Crypto flows are starting to look more durable

Crypto funds are seeing a stronger recovery in investor demand. Digital asset investment products attracted $1.4 billion last week, the strongest inflow since the third week of January, while total assets under management rose to around $155 billion.

That also marks the seventh inflow in the past eight weeks, the best run since October. The pattern matters because it suggests the recovery is no longer being driven only by short-term price momentum. Money is coming back into the asset class in a more consistent way.

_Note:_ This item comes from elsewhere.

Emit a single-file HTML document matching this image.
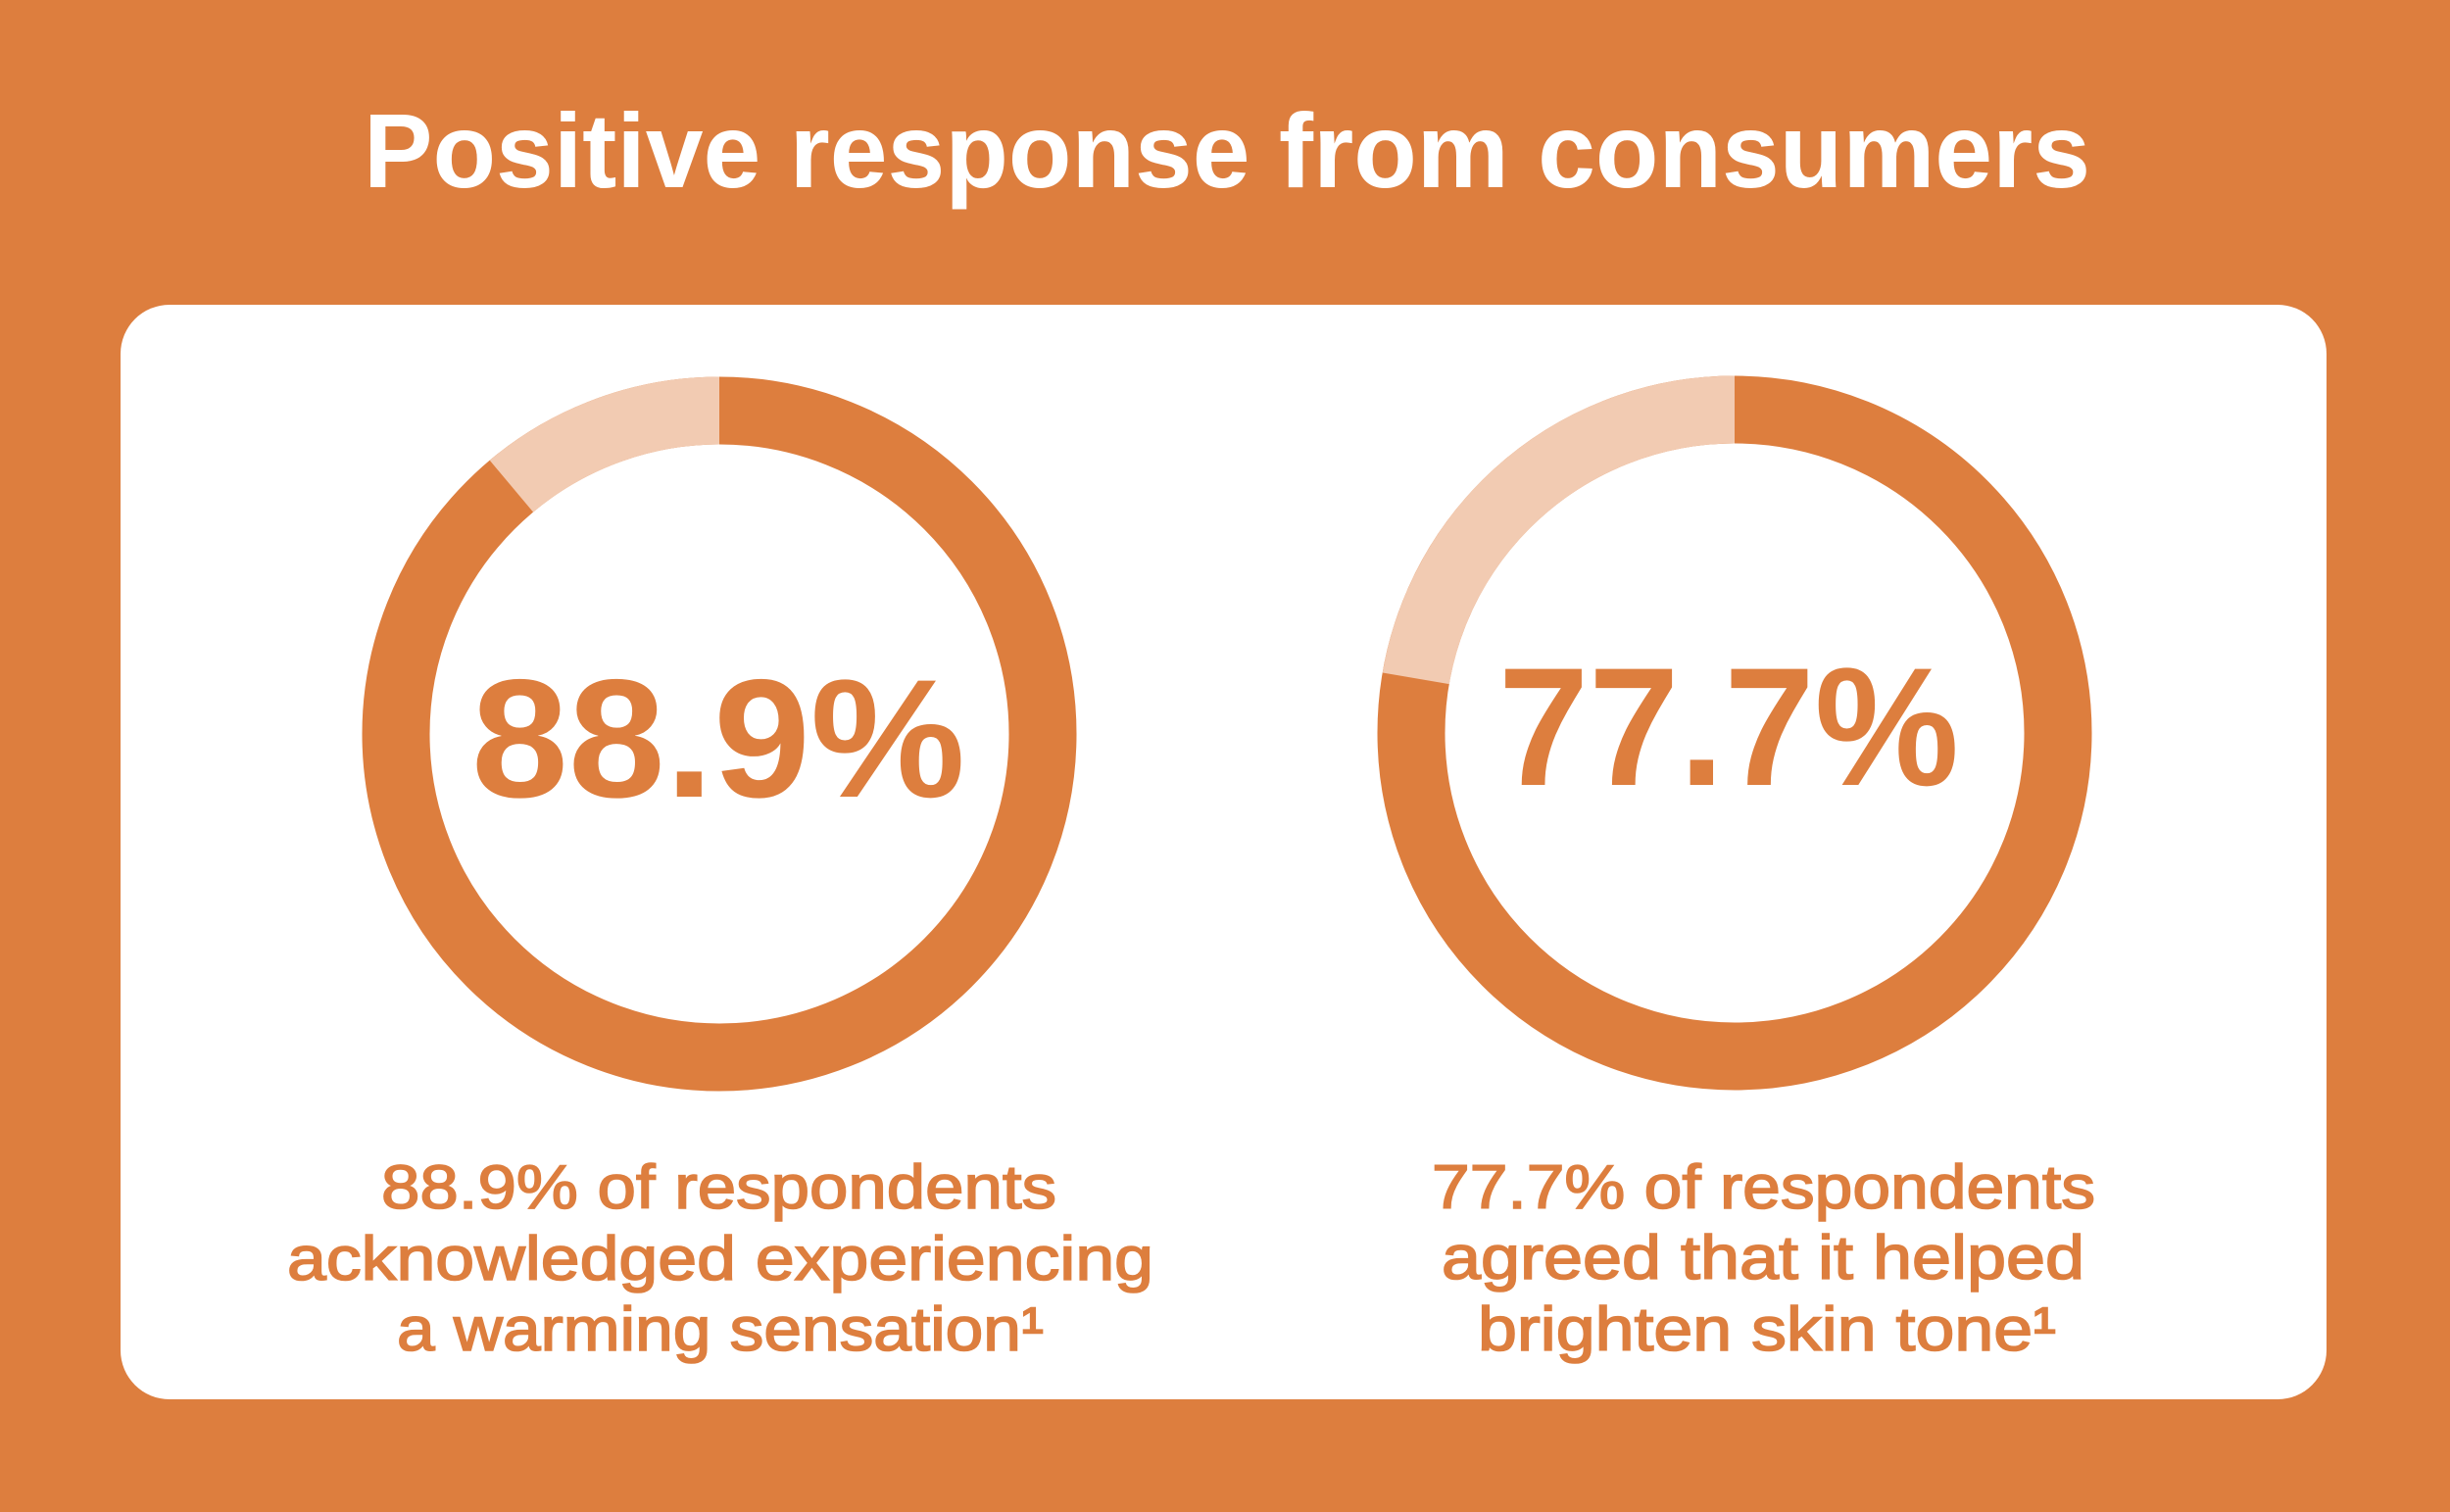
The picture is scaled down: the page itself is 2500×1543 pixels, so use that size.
<!DOCTYPE html>
<html>
<head>
<meta charset="utf-8">
<style>
  html, body { margin: 0; padding: 0; background: #DD7E3E; }
  body { width: 2500px; height: 1543px; overflow: hidden; }
  svg { display: block; }
</style>
</head>
<body>
<svg width="2500" height="1543" viewBox="0 0 2500 1543" xmlns="http://www.w3.org/2000/svg">
  <rect x="0" y="0" width="2500" height="1543" fill="#DD7E3E"/>

  <!-- Title -->
  <text x="371" y="191" fill="#FFFFFF" font-family="'Liberation Sans', Arial, sans-serif" font-weight="bold" font-size="108" textLength="1762" lengthAdjust="spacingAndGlyphs">Positive response from consumers</text>

  <!-- White card -->
  <rect x="123" y="311" width="2251" height="1117" rx="50" ry="50" fill="#FFFFFF"/>

  <!-- Left donut -->
  <circle cx="734" cy="749" r="330" fill="none" stroke="#DD7E3E" stroke-width="69"/>
  <path d="M 521.9 496.2 A 330 330 0 0 1 734 419" fill="none" stroke="#F2CBB2" stroke-width="69" stroke-linecap="butt"/>

  <!-- Right donut -->
  <circle cx="1770" cy="748" r="330" fill="none" stroke="#DD7E3E" stroke-width="69"/>
  <path d="M 1444.8 692.3 A 330 330 0 0 1 1770 418" fill="none" stroke="#F2CBB2" stroke-width="69" stroke-linecap="butt"/>

  <!-- Big numbers -->
  <text x="481" y="813" fill="#DD7E3E" font-family="'Liberation Sans', Arial, sans-serif" font-weight="bold" font-size="172" textLength="504" lengthAdjust="spacingAndGlyphs">88.9%</text>
  <text x="1529" y="801" fill="#DD7E3E" font-family="'Liberation Sans', Arial, sans-serif" font-weight="bold" font-size="172" textLength="470" lengthAdjust="spacingAndGlyphs">77.7%</text>

  <!-- Left caption -->
  <g fill="#DD7E3E" stroke="#DD7E3E" stroke-width="1.6" font-family="'Liberation Sans', Arial, sans-serif" font-size="63">
    <text x="389" y="1233" textLength="689" lengthAdjust="spacingAndGlyphs">88.9% of respondents</text>
    <text x="293" y="1306" textLength="884" lengthAdjust="spacingAndGlyphs">acknowledged experiencing</text>
    <text x="405" y="1378" textLength="660" lengthAdjust="spacingAndGlyphs">a warming sensation¹</text>
  </g>

  <!-- Right caption -->
  <g fill="#DD7E3E" stroke="#DD7E3E" stroke-width="1.6" font-family="'Liberation Sans', Arial, sans-serif" font-size="63">
    <text x="1461" y="1233" textLength="677" lengthAdjust="spacingAndGlyphs">77.7% of respondents</text>
    <text x="1471" y="1305" textLength="656" lengthAdjust="spacingAndGlyphs">agreed that it helped</text>
    <text x="1508" y="1378" textLength="590" lengthAdjust="spacingAndGlyphs">brighten skin tone¹</text>
  </g>
</svg>
</body>
</html>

Bitcoin remains the clear leader. Funds tied to the largest cryptocurrency attracted roughly $1.1 billion, showing that investors still view Bitcoin as the cleanest expression of institutional crypto exposure. Ethereum also saw a meaningful rebound, drawing $328 million, its strongest weekly intake since January.

Investors are not blindly chasing every corner of crypto. They are returning first to the assets with the clearest liquidity, strongest institutional access and most developed investment products.

Crypto etf

Source: coinglass

Regulation is becoming part of the bullish story

The renewed inflows are arriving as Washington prepares to debate and vote on the Clarity Act, one of the most comprehensive attempts so far to build a federal rulebook for digital assets.

For crypto markets, that matters. Legal uncertainty has been one of the biggest barriers to broader institutional participation. Investors have spent years dealing with the risk that regulators could shift their interpretation of tokens, exchanges and market structure without a stable framework in place.

The Clarity Act is being watched closely because it could reduce that uncertainty. If passed, it would draw clearer lines between digital commodities, securities, trading platforms and decentralized finance activity.

Bitcoin’s legal status is the key market issue

The most important part for markets is Bitcoin’s classification.

The bill is expected to strengthen Bitcoin’s position as a digital commodity under federal law, making it harder for future regulators to reverse that treatment without new legislation. That distinction matters because Bitcoin’s value as an institutional asset depends not only on scarcity and liquidity, but also on whether investors can understand the regulatory lane it sits in.

If Bitcoin is clearly treated as a commodity rather than a security, it gives asset managers, exchanges and custodians a more stable foundation to build around. It also reduces one of the major legal uncertainties that has followed the asset for years.

The bill is not only Bitcoin

The Clarity Act goes beyond Bitcoin. It also touches stablecoins, anti-money-laundering requirements, token fundraising, decentralized finance and tokenized securities.

That wider scope is important because crypto’s next phase will not be built only around price speculation. It will depend on whether market infrastructure can become more acceptable to regulators, banks, asset managers and payment companies.

The bill would also place more compliance responsibility on parts of the crypto ecosystem. That could be positive for established players with the resources to adapt, but more difficult for smaller firms that built their models around lighter oversight.

Crypto’s next rally may depend on Washington as much as price action

The market is now watching two things at the same time: whether inflows continue, and whether the Clarity Act survives the political process.

If the bill advances, it could give crypto one of its strongest regulatory tailwinds in years. If it stalls, the market may still hold up, but some of the recent optimism could fade quickly.

Investors are returning crypto funds. Bitcoin and Ethereum are leading the recovery. And Washington is giving markets something they have been waiting for since the last cycle: a clearer rulebook.